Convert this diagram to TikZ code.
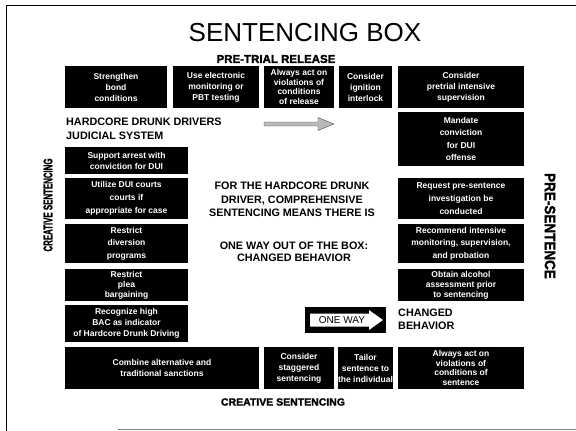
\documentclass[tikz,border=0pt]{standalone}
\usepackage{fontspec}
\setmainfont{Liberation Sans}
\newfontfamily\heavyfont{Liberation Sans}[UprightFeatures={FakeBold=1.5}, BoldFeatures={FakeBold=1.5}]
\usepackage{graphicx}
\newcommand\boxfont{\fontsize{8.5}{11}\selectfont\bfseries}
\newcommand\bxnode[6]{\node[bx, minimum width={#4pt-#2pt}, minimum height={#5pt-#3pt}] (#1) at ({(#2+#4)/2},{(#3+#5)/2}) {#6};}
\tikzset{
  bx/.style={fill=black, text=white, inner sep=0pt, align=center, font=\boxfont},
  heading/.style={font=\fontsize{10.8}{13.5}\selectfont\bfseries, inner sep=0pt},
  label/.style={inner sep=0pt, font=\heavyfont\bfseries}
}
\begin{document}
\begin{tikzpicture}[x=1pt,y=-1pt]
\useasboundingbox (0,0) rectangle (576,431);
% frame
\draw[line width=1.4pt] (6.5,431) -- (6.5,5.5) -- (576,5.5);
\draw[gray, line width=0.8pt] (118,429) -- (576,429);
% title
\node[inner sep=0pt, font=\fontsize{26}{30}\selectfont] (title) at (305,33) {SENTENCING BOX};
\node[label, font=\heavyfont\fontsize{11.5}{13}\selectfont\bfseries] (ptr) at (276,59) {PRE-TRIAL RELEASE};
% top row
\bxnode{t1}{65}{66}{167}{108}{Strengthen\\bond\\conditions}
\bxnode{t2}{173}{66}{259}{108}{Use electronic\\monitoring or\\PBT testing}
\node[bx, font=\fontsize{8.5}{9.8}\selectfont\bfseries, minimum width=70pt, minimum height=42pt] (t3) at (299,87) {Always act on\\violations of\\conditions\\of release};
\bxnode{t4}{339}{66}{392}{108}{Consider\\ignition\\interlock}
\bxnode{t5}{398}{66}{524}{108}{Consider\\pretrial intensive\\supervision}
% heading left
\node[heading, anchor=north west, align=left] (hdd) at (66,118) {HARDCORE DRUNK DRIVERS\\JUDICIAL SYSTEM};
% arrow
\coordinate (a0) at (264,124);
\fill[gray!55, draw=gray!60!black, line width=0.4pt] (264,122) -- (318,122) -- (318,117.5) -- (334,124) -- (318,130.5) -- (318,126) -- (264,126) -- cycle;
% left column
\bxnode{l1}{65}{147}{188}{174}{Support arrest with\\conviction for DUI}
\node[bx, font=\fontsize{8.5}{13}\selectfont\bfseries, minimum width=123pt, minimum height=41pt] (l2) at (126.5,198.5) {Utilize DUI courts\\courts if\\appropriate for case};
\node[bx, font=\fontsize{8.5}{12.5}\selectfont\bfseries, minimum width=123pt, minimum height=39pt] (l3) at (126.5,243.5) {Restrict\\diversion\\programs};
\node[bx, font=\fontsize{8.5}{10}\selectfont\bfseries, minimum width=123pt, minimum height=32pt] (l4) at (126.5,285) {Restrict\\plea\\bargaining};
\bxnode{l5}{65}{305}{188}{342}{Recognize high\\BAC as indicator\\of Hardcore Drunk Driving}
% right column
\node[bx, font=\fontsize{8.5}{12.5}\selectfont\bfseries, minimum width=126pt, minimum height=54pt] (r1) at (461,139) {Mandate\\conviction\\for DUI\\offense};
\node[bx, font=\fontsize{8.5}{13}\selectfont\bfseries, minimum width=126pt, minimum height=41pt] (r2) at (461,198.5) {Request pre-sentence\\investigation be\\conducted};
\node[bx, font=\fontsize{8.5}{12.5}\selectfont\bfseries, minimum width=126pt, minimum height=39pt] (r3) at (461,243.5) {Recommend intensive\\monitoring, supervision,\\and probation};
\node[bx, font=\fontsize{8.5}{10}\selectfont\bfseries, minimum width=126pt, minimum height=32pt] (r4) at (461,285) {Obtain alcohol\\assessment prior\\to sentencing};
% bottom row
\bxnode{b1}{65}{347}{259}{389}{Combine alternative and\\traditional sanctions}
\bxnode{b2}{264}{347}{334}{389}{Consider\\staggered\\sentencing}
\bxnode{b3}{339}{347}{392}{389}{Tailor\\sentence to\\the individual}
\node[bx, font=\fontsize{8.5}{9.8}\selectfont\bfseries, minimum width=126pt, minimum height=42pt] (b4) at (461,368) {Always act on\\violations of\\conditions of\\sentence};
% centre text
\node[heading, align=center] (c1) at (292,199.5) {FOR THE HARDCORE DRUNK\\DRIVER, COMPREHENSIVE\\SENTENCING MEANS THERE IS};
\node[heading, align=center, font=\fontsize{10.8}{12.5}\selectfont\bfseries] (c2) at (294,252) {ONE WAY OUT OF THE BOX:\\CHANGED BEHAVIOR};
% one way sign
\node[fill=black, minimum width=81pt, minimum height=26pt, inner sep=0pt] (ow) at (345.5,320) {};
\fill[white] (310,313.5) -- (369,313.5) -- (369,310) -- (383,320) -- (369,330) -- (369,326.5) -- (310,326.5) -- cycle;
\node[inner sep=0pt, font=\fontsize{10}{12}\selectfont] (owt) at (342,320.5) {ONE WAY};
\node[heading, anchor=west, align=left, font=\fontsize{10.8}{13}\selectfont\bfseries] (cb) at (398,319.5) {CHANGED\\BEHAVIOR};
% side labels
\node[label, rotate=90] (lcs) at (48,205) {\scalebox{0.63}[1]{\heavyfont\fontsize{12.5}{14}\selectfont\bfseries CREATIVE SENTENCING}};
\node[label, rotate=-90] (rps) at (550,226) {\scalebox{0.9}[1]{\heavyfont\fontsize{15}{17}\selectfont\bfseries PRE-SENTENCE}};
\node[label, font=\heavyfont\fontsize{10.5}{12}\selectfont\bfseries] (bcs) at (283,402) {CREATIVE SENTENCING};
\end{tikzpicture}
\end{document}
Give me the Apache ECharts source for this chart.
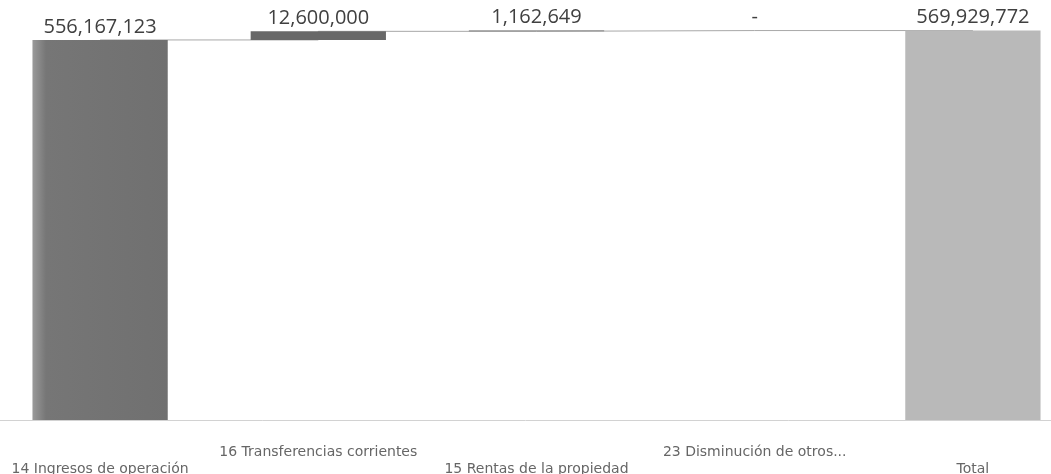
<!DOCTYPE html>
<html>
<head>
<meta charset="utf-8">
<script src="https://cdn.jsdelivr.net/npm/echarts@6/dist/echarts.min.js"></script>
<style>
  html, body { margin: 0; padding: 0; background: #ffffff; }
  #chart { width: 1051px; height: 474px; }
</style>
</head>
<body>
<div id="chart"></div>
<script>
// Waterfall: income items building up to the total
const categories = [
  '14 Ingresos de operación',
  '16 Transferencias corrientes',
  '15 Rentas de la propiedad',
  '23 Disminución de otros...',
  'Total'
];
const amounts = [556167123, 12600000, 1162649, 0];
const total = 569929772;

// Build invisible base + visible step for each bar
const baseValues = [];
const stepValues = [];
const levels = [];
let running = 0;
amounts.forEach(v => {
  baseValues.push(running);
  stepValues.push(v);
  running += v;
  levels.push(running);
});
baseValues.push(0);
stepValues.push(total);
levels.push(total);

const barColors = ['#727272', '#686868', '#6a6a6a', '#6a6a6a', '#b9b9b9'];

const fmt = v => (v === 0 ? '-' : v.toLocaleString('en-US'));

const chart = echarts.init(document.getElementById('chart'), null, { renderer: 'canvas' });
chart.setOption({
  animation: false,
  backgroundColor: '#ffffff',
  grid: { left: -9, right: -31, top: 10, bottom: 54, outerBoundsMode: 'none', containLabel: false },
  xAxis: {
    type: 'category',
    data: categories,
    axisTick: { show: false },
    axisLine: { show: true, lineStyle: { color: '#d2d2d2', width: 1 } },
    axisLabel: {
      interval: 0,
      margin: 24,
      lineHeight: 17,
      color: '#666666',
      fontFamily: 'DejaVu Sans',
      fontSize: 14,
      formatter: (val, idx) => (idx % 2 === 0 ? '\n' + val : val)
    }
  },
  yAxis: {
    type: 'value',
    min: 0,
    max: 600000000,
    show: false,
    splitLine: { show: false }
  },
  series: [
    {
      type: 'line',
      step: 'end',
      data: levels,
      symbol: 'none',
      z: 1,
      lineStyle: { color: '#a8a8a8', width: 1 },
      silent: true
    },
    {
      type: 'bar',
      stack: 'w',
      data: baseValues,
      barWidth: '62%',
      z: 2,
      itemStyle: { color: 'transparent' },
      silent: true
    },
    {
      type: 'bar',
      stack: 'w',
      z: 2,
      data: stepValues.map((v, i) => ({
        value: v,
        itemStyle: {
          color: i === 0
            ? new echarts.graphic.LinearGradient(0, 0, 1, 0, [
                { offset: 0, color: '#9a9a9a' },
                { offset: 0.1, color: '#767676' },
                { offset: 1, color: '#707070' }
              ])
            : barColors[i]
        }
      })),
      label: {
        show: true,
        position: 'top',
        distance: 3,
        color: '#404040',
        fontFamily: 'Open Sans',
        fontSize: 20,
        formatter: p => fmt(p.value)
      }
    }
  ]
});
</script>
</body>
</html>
—————
WORK TO DO: Word for word, retype the lines in the entries above that run from the one with "Give me the" through the one with "['#727272', '#686868', '#6a6a6a', '#6a6a6a', '#b9b9b9'];". Both ends count; pictures do not.

RESULT FOR THIS EXERCISE:
Give me the Apache ECharts source for this chart.
<!DOCTYPE html>
<html>
<head>
<meta charset="utf-8">
<script src="https://cdn.jsdelivr.net/npm/echarts@6/dist/echarts.min.js"></script>
<style>
  html, body { margin: 0; padding: 0; background: #ffffff; }
  #chart { width: 1051px; height: 474px; }
</style>
</head>
<body>
<div id="chart"></div>
<script>
// Waterfall: income items building up to the total
const categories = [
  '14 Ingresos de operación',
  '16 Transferencias corrientes',
  '15 Rentas de la propiedad',
  '23 Disminución de otros...',
  'Total'
];
const amounts = [556167123, 12600000, 1162649, 0];
const total = 569929772;

// Build invisible base + visible step for each bar
const baseValues = [];
const stepValues = [];
const levels = [];
let running = 0;
amounts.forEach(v => {
  baseValues.push(running);
  stepValues.push(v);
  running += v;
  levels.push(running);
});
baseValues.push(0);
stepValues.push(total);
levels.push(total);

const barColors = ['#727272', '#686868', '#6a6a6a', '#6a6a6a', '#b9b9b9'];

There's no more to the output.